Pero no sea avaricioso y dé a sus amigos (si todavía los conserva) la oportunidad de recuperar su dinero mediante el juego del ultimátum. Reembolse los 2.000 pesos invertidos en el anterior experimento y dé todo el dinero que ha ganado desplumando a sus amigos a un solo jugador. Dígales que este jugador va a repartir el dinero del modo que quiera. Si de forma unánime los demás jugadores están de acuerdo con el reparto, se dividirán el dinero según lo acordado. Si uno solo de ellos se niega a aceptar la forma de reparto propuesta, usted volverá a quedarse con todo el dinero.
Delante de tal situación el homo economicus aceptaría cualquier tipo de reparto que le propusieran. Pues por poco e injusto que sea el reparto, siempre será mejor que quedarse con las manos vacías. A sabiendas de esto, el jugador que reparte teóricamente debería asignar una pequeña fracción a los demás y quedarse la mayor parte para él.
Este juego se ha utilizado en numerosos experimentos. En muchos de ellos se ha observado como los jugadores a quienes se les había asignado una porción pequeña, han reaccionado ante la injusticia renunciando a su parte para dejar también sin ganancias al jugador que propuso el reparto. Esta reacción no sigue ninguna lógica racional, sino que es una respuesta completamente emocional.
También se ha observado que, a la hora de repartir, muchos jugadores proponen divisiones a partes iguales o incluso llegan a quedarse con una porción menor de la que han asignado al resto de jugadores. Esto no debería de ocurrir nunca si las personas se comportaran como homo economicus.
Existen distintas variaciones del juego del ultimátum. Una de ellas es el juego del dictador. En esta versión los jugadores no tienen potestad para rehusar la oferta. De forma que se hará lo que diga el jugador que reparte, guste o no. La decisión racional que permite maximizar el beneficio al jugador que reparte es quedarse con todo el dinero y no dar nada a los demás. Pero en los experimentos realizados rara vez se ha observado esta conducta. Mayoritariamente los jugadores “dictadores” acostumbran a repartir el dinero de una forma bastante equilibrada.
Si todavía tienen dudas sobre la existencia del homo economicus presten atención a cualquier comercial de carros o perfumes. No encontrarán en ellos un solo argumento racional de compra. El marketing acostumbra a apelar a los instintos, a los miedos y a las esperanzas para convencer a los consumidores.

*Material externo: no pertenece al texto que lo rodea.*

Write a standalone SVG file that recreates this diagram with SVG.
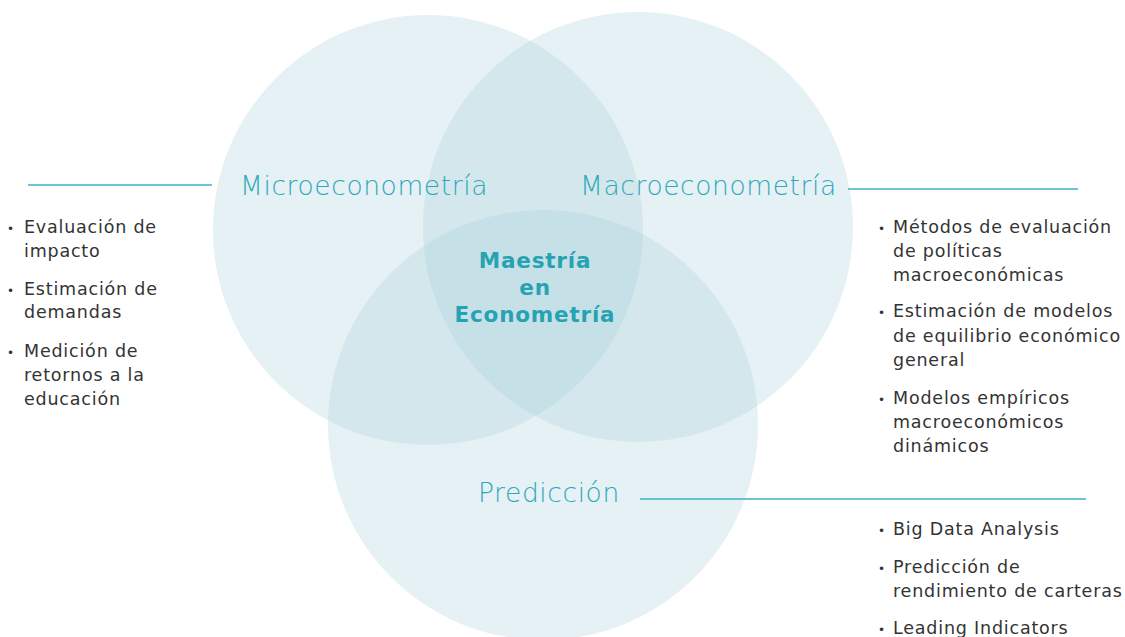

El ser humano siente, desea, ama, y construye su vida de acuerdo con unos criterios que muchas veces son más emocionales que racionales. Los economistas deberían dejar de diseñar políticas para el ficticio homo economicus y empezar a admitir que los sentimientos tienen un importante papel en la toma de decisiones. Pues como dijo Pascal, “existen dos tipos de locura, la que excluye la razón y la que no admite nada más que la razón”.